§ **Set exercise**
The material below should be written out in full and exactly; pictures stay out of the copy.

============

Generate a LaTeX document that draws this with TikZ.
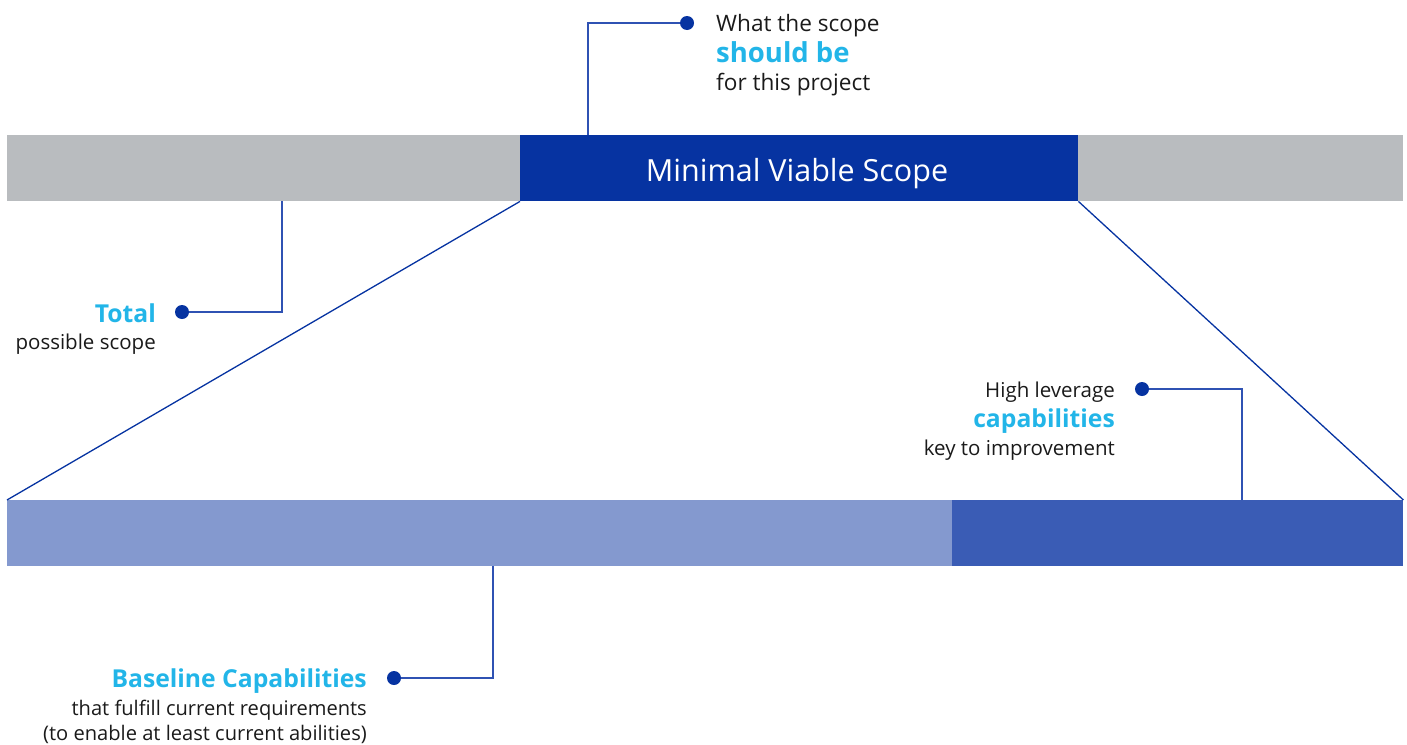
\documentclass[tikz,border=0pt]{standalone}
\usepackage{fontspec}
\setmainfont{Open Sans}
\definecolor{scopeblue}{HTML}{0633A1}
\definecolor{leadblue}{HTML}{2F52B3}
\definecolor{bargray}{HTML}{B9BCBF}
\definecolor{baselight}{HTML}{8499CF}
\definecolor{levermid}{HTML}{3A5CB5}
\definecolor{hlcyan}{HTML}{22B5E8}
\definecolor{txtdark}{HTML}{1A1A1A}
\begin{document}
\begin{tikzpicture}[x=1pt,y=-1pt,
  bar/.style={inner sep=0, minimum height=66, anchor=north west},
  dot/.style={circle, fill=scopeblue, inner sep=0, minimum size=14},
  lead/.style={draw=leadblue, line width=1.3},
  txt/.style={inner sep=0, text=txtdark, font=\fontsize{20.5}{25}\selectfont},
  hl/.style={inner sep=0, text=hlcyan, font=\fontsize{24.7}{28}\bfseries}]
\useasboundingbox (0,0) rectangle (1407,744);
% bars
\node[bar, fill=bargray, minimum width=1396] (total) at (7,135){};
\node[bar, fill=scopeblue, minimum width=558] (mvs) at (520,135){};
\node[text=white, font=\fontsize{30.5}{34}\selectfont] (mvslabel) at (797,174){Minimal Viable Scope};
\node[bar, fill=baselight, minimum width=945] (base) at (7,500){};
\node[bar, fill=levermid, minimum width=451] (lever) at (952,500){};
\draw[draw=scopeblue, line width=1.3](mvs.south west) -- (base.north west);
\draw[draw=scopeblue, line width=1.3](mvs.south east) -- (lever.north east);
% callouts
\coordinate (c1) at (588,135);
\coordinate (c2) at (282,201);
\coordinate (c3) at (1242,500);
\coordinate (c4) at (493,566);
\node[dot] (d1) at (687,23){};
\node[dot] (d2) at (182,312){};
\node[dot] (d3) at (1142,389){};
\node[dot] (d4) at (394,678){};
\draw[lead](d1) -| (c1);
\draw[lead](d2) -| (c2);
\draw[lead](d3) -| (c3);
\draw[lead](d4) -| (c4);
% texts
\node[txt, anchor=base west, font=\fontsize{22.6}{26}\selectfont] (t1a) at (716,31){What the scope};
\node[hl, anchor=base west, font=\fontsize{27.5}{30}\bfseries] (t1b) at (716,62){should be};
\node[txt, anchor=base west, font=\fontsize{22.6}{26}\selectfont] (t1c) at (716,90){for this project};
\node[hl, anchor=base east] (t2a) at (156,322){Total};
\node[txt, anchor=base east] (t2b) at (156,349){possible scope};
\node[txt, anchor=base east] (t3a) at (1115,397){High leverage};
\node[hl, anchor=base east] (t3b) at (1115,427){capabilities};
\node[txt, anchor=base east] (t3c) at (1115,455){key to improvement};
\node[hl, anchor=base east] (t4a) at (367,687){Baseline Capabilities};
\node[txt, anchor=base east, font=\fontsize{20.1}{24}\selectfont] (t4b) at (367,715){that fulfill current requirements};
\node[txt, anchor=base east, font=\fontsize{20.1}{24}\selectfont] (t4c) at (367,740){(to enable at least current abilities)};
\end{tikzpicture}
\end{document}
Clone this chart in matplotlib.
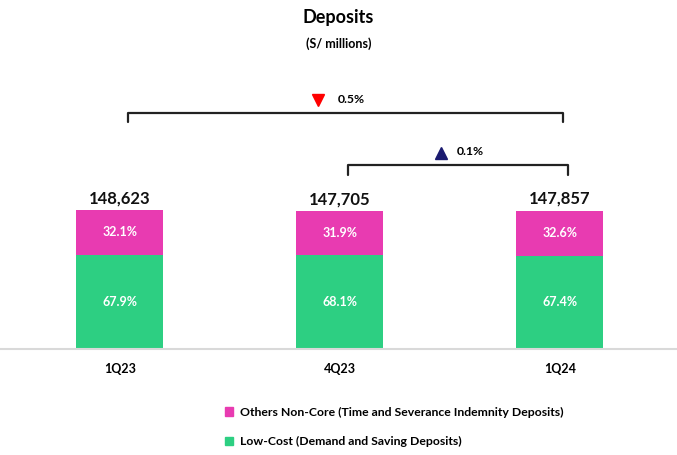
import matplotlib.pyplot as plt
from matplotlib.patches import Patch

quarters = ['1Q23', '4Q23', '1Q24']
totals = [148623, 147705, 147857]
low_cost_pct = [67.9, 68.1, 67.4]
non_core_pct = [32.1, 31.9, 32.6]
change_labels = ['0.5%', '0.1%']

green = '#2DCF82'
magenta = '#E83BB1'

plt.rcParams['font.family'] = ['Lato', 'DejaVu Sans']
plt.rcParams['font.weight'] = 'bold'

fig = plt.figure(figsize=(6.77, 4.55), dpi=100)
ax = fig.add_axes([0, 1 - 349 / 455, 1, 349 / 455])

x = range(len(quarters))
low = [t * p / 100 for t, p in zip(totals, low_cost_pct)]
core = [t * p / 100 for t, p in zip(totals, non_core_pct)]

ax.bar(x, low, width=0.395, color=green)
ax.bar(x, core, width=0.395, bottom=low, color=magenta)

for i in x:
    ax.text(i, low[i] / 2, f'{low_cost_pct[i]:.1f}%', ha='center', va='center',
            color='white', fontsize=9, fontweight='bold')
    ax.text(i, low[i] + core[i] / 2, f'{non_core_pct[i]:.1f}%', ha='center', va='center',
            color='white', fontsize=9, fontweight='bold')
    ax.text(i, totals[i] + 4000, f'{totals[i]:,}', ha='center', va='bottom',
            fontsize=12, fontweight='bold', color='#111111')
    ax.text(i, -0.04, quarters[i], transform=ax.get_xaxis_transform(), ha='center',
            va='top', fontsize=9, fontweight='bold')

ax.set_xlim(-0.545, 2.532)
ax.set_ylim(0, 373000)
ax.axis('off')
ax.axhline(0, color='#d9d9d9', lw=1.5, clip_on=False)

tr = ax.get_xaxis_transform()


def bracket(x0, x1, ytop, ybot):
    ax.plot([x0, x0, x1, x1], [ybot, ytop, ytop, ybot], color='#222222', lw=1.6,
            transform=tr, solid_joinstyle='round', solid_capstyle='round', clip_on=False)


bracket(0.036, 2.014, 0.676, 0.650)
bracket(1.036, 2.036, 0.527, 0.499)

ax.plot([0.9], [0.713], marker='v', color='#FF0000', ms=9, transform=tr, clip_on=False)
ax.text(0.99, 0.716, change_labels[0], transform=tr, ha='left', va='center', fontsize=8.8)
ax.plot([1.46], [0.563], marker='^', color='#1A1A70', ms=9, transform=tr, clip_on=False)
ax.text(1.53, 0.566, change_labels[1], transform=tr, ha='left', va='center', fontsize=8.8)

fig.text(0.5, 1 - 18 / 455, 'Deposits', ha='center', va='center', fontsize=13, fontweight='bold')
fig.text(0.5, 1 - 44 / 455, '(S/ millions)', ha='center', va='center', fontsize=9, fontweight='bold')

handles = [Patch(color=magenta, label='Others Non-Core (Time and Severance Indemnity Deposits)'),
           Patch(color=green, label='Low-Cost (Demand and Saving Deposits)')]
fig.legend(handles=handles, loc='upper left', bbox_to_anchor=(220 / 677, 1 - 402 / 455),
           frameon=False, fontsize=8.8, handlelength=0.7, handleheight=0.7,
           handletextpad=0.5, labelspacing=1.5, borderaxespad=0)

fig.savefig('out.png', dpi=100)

============

§ **Response for this exercise**
Generate a LaTeX document that draws this with TikZ.
\documentclass[tikz,border=0pt]{standalone}
\usepackage{fontspec}
\setmainfont{Open Sans}
\definecolor{scopeblue}{HTML}{0633A1}
\definecolor{leadblue}{HTML}{2F52B3}
\definecolor{bargray}{HTML}{B9BCBF}
\definecolor{baselight}{HTML}{8499CF}
\definecolor{levermid}{HTML}{3A5CB5}
\definecolor{hlcyan}{HTML}{22B5E8}
\definecolor{txtdark}{HTML}{1A1A1A}
\begin{document}
\begin{tikzpicture}[x=1pt,y=-1pt,
  bar/.style={inner sep=0, minimum height=66, anchor=north west},
  dot/.style={circle, fill=scopeblue, inner sep=0, minimum size=14},
  lead/.style={draw=leadblue, line width=1.3},
  txt/.style={inner sep=0, text=txtdark, font=\fontsize{20.5}{25}\selectfont},
  hl/.style={inner sep=0, text=hlcyan, font=\fontsize{24.7}{28}\bfseries}]
\useasboundingbox (0,0) rectangle (1407,744);
% bars
\node[bar, fill=bargray, minimum width=1396] (total) at (7,135){};
\node[bar, fill=scopeblue, minimum width=558] (mvs) at (520,135){};
\node[text=white, font=\fontsize{30.5}{34}\selectfont] (mvslabel) at (797,174){Minimal Viable Scope};
\node[bar, fill=baselight, minimum width=945] (base) at (7,500){};
\node[bar, fill=levermid, minimum width=451] (lever) at (952,500){};
\draw[draw=scopeblue, line width=1.3](mvs.south west) -- (base.north west);
\draw[draw=scopeblue, line width=1.3](mvs.south east) -- (lever.north east);
% callouts
\coordinate (c1) at (588,135);
\coordinate (c2) at (282,201);
\coordinate (c3) at (1242,500);
\coordinate (c4) at (493,566);
\node[dot] (d1) at (687,23){};
\node[dot] (d2) at (182,312){};
\node[dot] (d3) at (1142,389){};
\node[dot] (d4) at (394,678){};
\draw[lead](d1) -| (c1);
\draw[lead](d2) -| (c2);
\draw[lead](d3) -| (c3);
\draw[lead](d4) -| (c4);
% texts
\node[txt, anchor=base west, font=\fontsize{22.6}{26}\selectfont] (t1a) at (716,31){What the scope};
\node[hl, anchor=base west, font=\fontsize{27.5}{30}\bfseries] (t1b) at (716,62){should be};
\node[txt, anchor=base west, font=\fontsize{22.6}{26}\selectfont] (t1c) at (716,90){for this project};
\node[hl, anchor=base east] (t2a) at (156,322){Total};
\node[txt, anchor=base east] (t2b) at (156,349){possible scope};
\node[txt, anchor=base east] (t3a) at (1115,397){High leverage};
\node[hl, anchor=base east] (t3b) at (1115,427){capabilities};
\node[txt, anchor=base east] (t3c) at (1115,455){key to improvement};
\node[hl, anchor=base east] (t4a) at (367,687){Baseline Capabilities};
\node[txt, anchor=base east, font=\fontsize{20.1}{24}\selectfont] (t4b) at (367,715){that fulfill current requirements};
\node[txt, anchor=base east, font=\fontsize{20.1}{24}\selectfont] (t4c) at (367,740){(to enable at least current abilities)};
\end{tikzpicture}
\end{document}
Clone this chart in matplotlib.
import matplotlib.pyplot as plt
from matplotlib.patches import Patch

quarters = ['1Q23', '4Q23', '1Q24']
totals = [148623, 147705, 147857]
low_cost_pct = [67.9, 68.1, 67.4]
non_core_pct = [32.1, 31.9, 32.6]
change_labels = ['0.5%', '0.1%']

green = '#2DCF82'
magenta = '#E83BB1'

plt.rcParams['font.family'] = ['Lato', 'DejaVu Sans']
plt.rcParams['font.weight'] = 'bold'

fig = plt.figure(figsize=(6.77, 4.55), dpi=100)
ax = fig.add_axes([0, 1 - 349 / 455, 1, 349 / 455])

x = range(len(quarters))
low = [t * p / 100 for t, p in zip(totals, low_cost_pct)]
core = [t * p / 100 for t, p in zip(totals, non_core_pct)]

ax.bar(x, low, width=0.395, color=green)
ax.bar(x, core, width=0.395, bottom=low, color=magenta)

for i in x:
    ax.text(i, low[i] / 2, f'{low_cost_pct[i]:.1f}%', ha='center', va='center',
            color='white', fontsize=9, fontweight='bold')
    ax.text(i, low[i] + core[i] / 2, f'{non_core_pct[i]:.1f}%', ha='center', va='center',
            color='white', fontsize=9, fontweight='bold')
    ax.text(i, totals[i] + 4000, f'{totals[i]:,}', ha='center', va='bottom',
            fontsize=12, fontweight='bold', color='#111111')
    ax.text(i, -0.04, quarters[i], transform=ax.get_xaxis_transform(), ha='center',
            va='top', fontsize=9, fontweight='bold')

ax.set_xlim(-0.545, 2.532)
ax.set_ylim(0, 373000)
ax.axis('off')
ax.axhline(0, color='#d9d9d9', lw=1.5, clip_on=False)

tr = ax.get_xaxis_transform()


def bracket(x0, x1, ytop, ybot):
    ax.plot([x0, x0, x1, x1], [ybot, ytop, ytop, ybot], color='#222222', lw=1.6,
            transform=tr, solid_joinstyle='round', solid_capstyle='round', clip_on=False)


bracket(0.036, 2.014, 0.676, 0.650)
bracket(1.036, 2.036, 0.527, 0.499)

ax.plot([0.9], [0.713], marker='v', color='#FF0000', ms=9, transform=tr, clip_on=False)
ax.text(0.99, 0.716, change_labels[0], transform=tr, ha='left', va='center', fontsize=8.8)
ax.plot([1.46], [0.563], marker='^', color='#1A1A70', ms=9, transform=tr, clip_on=False)
ax.text(1.53, 0.566, change_labels[1], transform=tr, ha='left', va='center', fontsize=8.8)

fig.text(0.5, 1 - 18 / 455, 'Deposits', ha='center', va='center', fontsize=13, fontweight='bold')
fig.text(0.5, 1 - 44 / 455, '(S/ millions)', ha='center', va='center', fontsize=9, fontweight='bold')

handles = [Patch(color=magenta, label='Others Non-Core (Time and Severance Indemnity Deposits)'),
           Patch(color=green, label='Low-Cost (Demand and Saving Deposits)')]
fig.legend(handles=handles, loc='upper left', bbox_to_anchor=(220 / 677, 1 - 402 / 455),
           frameon=False, fontsize=8.8, handlelength=0.7, handleheight=0.7,
           handletextpad=0.5, labelspacing=1.5, borderaxespad=0)

fig.savefig('out.png', dpi=100)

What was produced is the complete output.